**AIM OF THE EXERCISE:** Set the lines down again exactly, first line through the line that contains "var acc15TagErr = [100, 97, 108, 98, 102];", with no pictures.

**STORED DATA:**
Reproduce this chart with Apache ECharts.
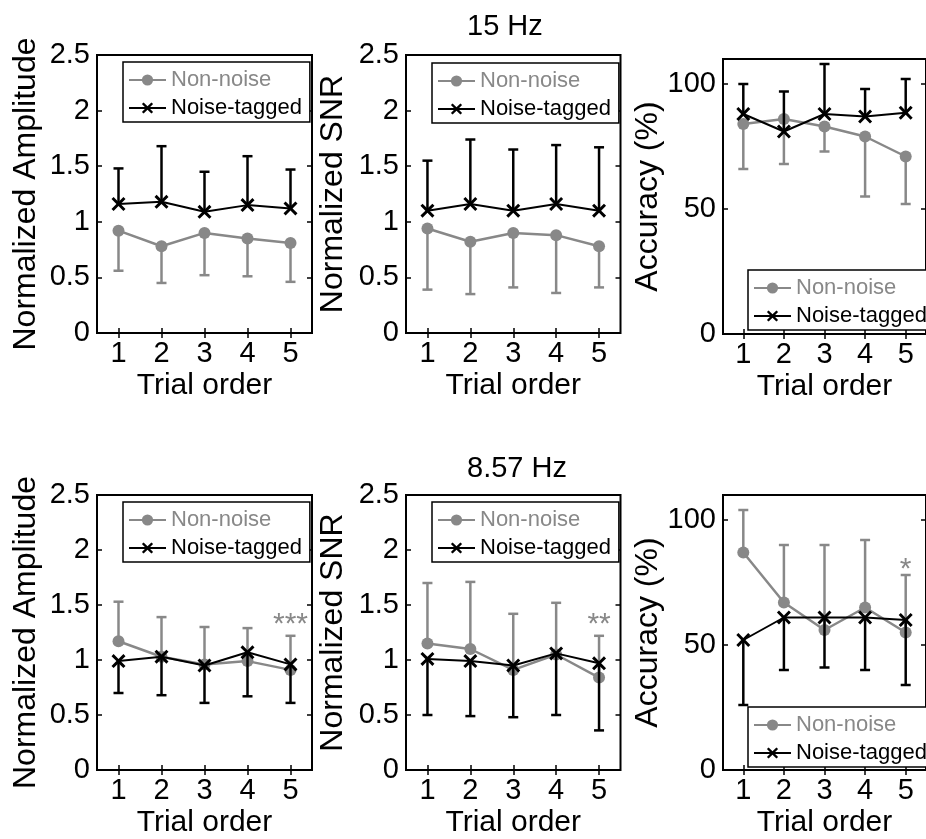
<!DOCTYPE html>
<html>
<head>
<meta charset="utf-8">
<script src="https://cdn.jsdelivr.net/npm/echarts@6/dist/echarts.min.js"></script>
<style>
  html, body { margin: 0; padding: 0; background: #fff; }
  #chart1 { width: 926px; height: 839px; }
</style>
</head>
<body>
<div id="chart1"></div>
<script>
// trial order categories
var trials = ['1', '2', '3', '4', '5'];

// 15 Hz - amplitude
var amp15Non = [0.92, 0.78, 0.90, 0.85, 0.81];
var amp15NonErr = [0.56, 0.45, 0.52, 0.51, 0.46];
var amp15Tag = [1.16, 1.18, 1.09, 1.15, 1.12];
var amp15TagErr = [1.48, 1.68, 1.45, 1.59, 1.47];
// 15 Hz - SNR
var snr15Non = [0.94, 0.82, 0.90, 0.88, 0.78];
var snr15NonErr = [0.39, 0.35, 0.41, 0.36, 0.41];
var snr15Tag = [1.10, 1.16, 1.10, 1.16, 1.10];
var snr15TagErr = [1.55, 1.74, 1.65, 1.69, 1.67];
// 15 Hz - accuracy
var acc15Non = [84, 86, 83, 79, 71];
var acc15NonErr = [66, 68, 73, 55, 52];
var acc15Tag = [88, 81, 88, 87, 88.5];
var acc15TagErr = [100, 97, 108, 98, 102];

// 8.57 Hz - amplitude
var amp857Non = [1.17, 1.03, 0.96, 0.99, 0.91];
var amp857NonErr = [1.53, 1.39, 1.30, 1.29, 1.22];
var amp857Tag = [0.99, 1.03, 0.95, 1.07, 0.96];
var amp857TagErr = [0.70, 0.68, 0.61, 0.67, 0.61];
// 8.57 Hz - SNR
var snr857Non = [1.15, 1.10, 0.91, 1.05, 0.84];
var snr857NonErr = [1.70, 1.71, 1.42, 1.52, 1.22];
var snr857Tag = [1.01, 0.99, 0.95, 1.06, 0.97];
var snr857TagErr = [0.50, 0.49, 0.48, 0.50, 0.36];
// 8.57 Hz - accuracy
var acc857Non = [87, 67, 56, 65, 55];
var acc857NonErr = [104, 90, 90, 92, 78];
var acc857Tag = [52, 61, 61, 61, 60];
var acc857TagErr = [26, 40, 41, 40, 34];

// significance marks: [trial index, y value, text]
var sigAmp857 = [[4, 1.32, '***']];
var sigSnr857 = [[4, 1.32, '**']];
var sigAcc857 = [[4, 80, '*']];

var FONT = 'Liberation Sans, Arial, Helvetica, sans-serif';
var GREY = '#888888';
var BLACK = '#000000';
var crossPath = 'path://M0,1.5L1.5,0L5,3.5L8.5,0L10,1.5L6.5,5L10,8.5L8.5,10L5,6.5L1.5,10L0,8.5L3.5,5Z';

var panels = [
    { left: 97, top: 55, width: 215, height: 278, max: 2.5, interval: 0.5, name: 'Normalized Amplitude', nameGap: 55,
      non: amp15Non, nonErr: amp15NonErr, tag: amp15Tag, tagErr: amp15TagErr, legend: [123, 62], sig: [] },
    { left: 406, top: 55, width: 214.5, height: 278, max: 2.5, interval: 0.5, name: 'Normalized SNR', nameGap: 57,
      non: snr15Non, nonErr: snr15NonErr, tag: snr15Tag, tagErr: snr15TagErr, legend: [432, 63], sig: [] },
    { left: 723, top: 59, width: 214, height: 275, max: 110, interval: 50, name: 'Accuracy (%)', nameGap: 58,
      non: acc15Non, nonErr: acc15NonErr, tag: acc15Tag, tagErr: acc15TagErr, legend: [748, 270], sig: [] },
    { left: 97, top: 495, width: 215, height: 278, max: 2.5, interval: 0.5, name: 'Normalized Amplitude', nameGap: 55,
      non: amp857Non, nonErr: amp857NonErr, tag: amp857Tag, tagErr: amp857TagErr, legend: [123, 502], sig: sigAmp857 },
    { left: 406, top: 495, width: 214.5, height: 278, max: 2.5, interval: 0.5, name: 'Normalized SNR', nameGap: 57,
      non: snr857Non, nonErr: snr857NonErr, tag: snr857Tag, tagErr: snr857TagErr, legend: [432, 502], sig: sigSnr857 },
    { left: 723, top: 495, width: 214, height: 278, max: 110, interval: 50, name: 'Accuracy (%)', nameGap: 58,
      non: acc857Non, nonErr: acc857NonErr, tag: acc857Tag, tagErr: acc857TagErr, legend: [748, 707], sig: sigAcc857 }
];

function errRender(params, api) {
    var x = api.value(0);
    var p0 = api.coord([x, api.value(1)]);
    var p1 = api.coord([x, api.value(2)]);
    var color = api.visual('color');
    return {
        type: 'group',
        children: [
            { type: 'line', shape: { x1: p0[0], y1: p0[1], x2: p1[0], y2: p1[1] }, style: { stroke: color, lineWidth: 2.5 } },
            { type: 'line', shape: { x1: p1[0] - 5, y1: p1[1], x2: p1[0] + 5, y2: p1[1] }, style: { stroke: color, lineWidth: 2.5 } }
        ]
    };
}

function errData(mean, end) {
    return mean.map(function (m, i) { return [i, m, end[i]]; });
}

var grids = [], xAxes = [], yAxes = [], legends = [], series = [];

panels.forEach(function (p, i) {
    grids.push({ left: p.left, top: p.top, width: p.width, height: p.height, show: true, borderColor: BLACK, borderWidth: 2, containLabel: false });

    var tick = { show: true, inside: true, length: 5, alignWithLabel: true, lineStyle: { color: BLACK, width: 1.5 } };
    xAxes.push({
        type: 'category', gridIndex: i, data: trials, boundaryGap: true, position: 'bottom',
        axisLine: { show: false }, axisTick: tick, splitLine: { show: false },
        axisLabel: { color: BLACK, fontSize: 29, fontFamily: FONT, margin: 6 },
        name: 'Trial order', nameLocation: 'middle', nameGap: 38,
        nameTextStyle: { color: BLACK, fontSize: 30, fontFamily: FONT }
    });
    xAxes.push({
        type: 'category', gridIndex: i, data: trials, boundaryGap: true, position: 'top',
        axisLine: { show: false }, axisTick: tick, axisLabel: { show: false }, splitLine: { show: false }
    });
    var ytick = { show: true, inside: true, length: 5, lineStyle: { color: BLACK, width: 1.5 } };
    yAxes.push({
        type: 'value', gridIndex: i, min: 0, max: p.max, interval: p.interval, position: 'left',
        axisLine: { show: false }, axisTick: ytick, splitLine: { show: false },
        axisLabel: { color: BLACK, fontSize: 29, fontFamily: FONT, margin: 7, showMaxLabel: p.max !== 110 },
        name: p.name, nameLocation: 'middle', nameGap: p.nameGap,
        nameTextStyle: { color: BLACK, fontSize: 32, fontFamily: FONT }
    });
    yAxes.push({
        type: 'value', gridIndex: i, min: 0, max: p.max, interval: p.interval, position: 'right',
        axisLine: { show: false }, axisTick: ytick, axisLabel: { show: false }, splitLine: { show: false }
    });

    legends.push({
        orient: 'vertical', left: p.legend[0], top: p.legend[1],
        backgroundColor: '#fff', borderColor: BLACK, borderWidth: 1.5, borderRadius: 0,
        padding: [7, 8, 3, 5], itemGap: 6, itemWidth: 37, itemHeight: 14,
        selectedMode: false,
        textStyle: { fontSize: 22, fontFamily: FONT },
        data: [
            { name: 'Non-noise', textStyle: { color: GREY } },
            { name: 'Noise-tagged', textStyle: { color: BLACK } }
        ]
    });

    var xi = 2 * i, yi = 2 * i;
    series.push({
        name: 'err-non', type: 'custom', xAxisIndex: xi, yAxisIndex: yi, renderItem: errRender,
        itemStyle: { color: GREY }, encode: { x: 0, y: [1, 2] }, data: errData(p.non, p.nonErr), z: 2
    });
    series.push({
        name: 'Non-noise', type: 'line', xAxisIndex: xi, yAxisIndex: yi, data: p.non,
        symbol: 'circle', symbolSize: 12, lineStyle: { color: GREY, width: 2.5 },
        itemStyle: { color: GREY }, z: 3
    });
    series.push({
        name: 'err-tag', type: 'custom', xAxisIndex: xi, yAxisIndex: yi, renderItem: errRender,
        itemStyle: { color: BLACK }, encode: { x: 0, y: [1, 2] }, data: errData(p.tag, p.tagErr), z: 4
    });
    series.push({
        name: 'Noise-tagged', type: 'line', xAxisIndex: xi, yAxisIndex: yi, data: p.tag,
        symbol: crossPath, symbolSize: 14, lineStyle: { color: BLACK, width: 2 },
        itemStyle: { color: BLACK }, z: 5
    });
    if (p.sig.length) {
        var marks = p.sig.map(function (s) { return s[2]; });
        series.push({
            name: 'sig', type: 'custom', xAxisIndex: xi, yAxisIndex: yi, z: 6,
            renderItem: function (params, api) {
                var pt = api.coord([api.value(0), api.value(1)]);
                return {
                    type: 'text', x: pt[0], y: pt[1],
                    style: { text: marks[params.dataIndex], fill: GREY, font: '30px ' + FONT, align: 'center', verticalAlign: 'middle' }
                };
            },
            encode: { x: 0, y: 1 },
            data: p.sig.map(function (s) { return [s[0], s[1]]; })
        });
    }
});

var dom = document.getElementById('chart1');
var myChart = echarts.init(dom);

myChart.setOption({
    animation: false,
    textStyle: { fontFamily: FONT },
    title: [
        { text: '15 Hz', left: 462, top: 7, textStyle: { fontSize: 29, fontWeight: 'normal', color: BLACK, fontFamily: FONT } },
        { text: '8.57 Hz', left: 462, top: 449, textStyle: { fontSize: 29, fontWeight: 'normal', color: BLACK, fontFamily: FONT } }
    ],
    grid: grids,
    xAxis: xAxes,
    yAxis: yAxes,
    legend: legends,
    series: series
});
</script>
</body>
</html>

**RESPONSE:**
Reproduce this chart with Apache ECharts.
<!DOCTYPE html>
<html>
<head>
<meta charset="utf-8">
<script src="https://cdn.jsdelivr.net/npm/echarts@6/dist/echarts.min.js"></script>
<style>
  html, body { margin: 0; padding: 0; background: #fff; }
  #chart1 { width: 926px; height: 839px; }
</style>
</head>
<body>
<div id="chart1"></div>
<script>
// trial order categories
var trials = ['1', '2', '3', '4', '5'];

// 15 Hz - amplitude
var amp15Non = [0.92, 0.78, 0.90, 0.85, 0.81];
var amp15NonErr = [0.56, 0.45, 0.52, 0.51, 0.46];
var amp15Tag = [1.16, 1.18, 1.09, 1.15, 1.12];
var amp15TagErr = [1.48, 1.68, 1.45, 1.59, 1.47];
// 15 Hz - SNR
var snr15Non = [0.94, 0.82, 0.90, 0.88, 0.78];
var snr15NonErr = [0.39, 0.35, 0.41, 0.36, 0.41];
var snr15Tag = [1.10, 1.16, 1.10, 1.16, 1.10];
var snr15TagErr = [1.55, 1.74, 1.65, 1.69, 1.67];
// 15 Hz - accuracy
var acc15Non = [84, 86, 83, 79, 71];
var acc15NonErr = [66, 68, 73, 55, 52];
var acc15Tag = [88, 81, 88, 87, 88.5];
var acc15TagErr = [100, 97, 108, 98, 102];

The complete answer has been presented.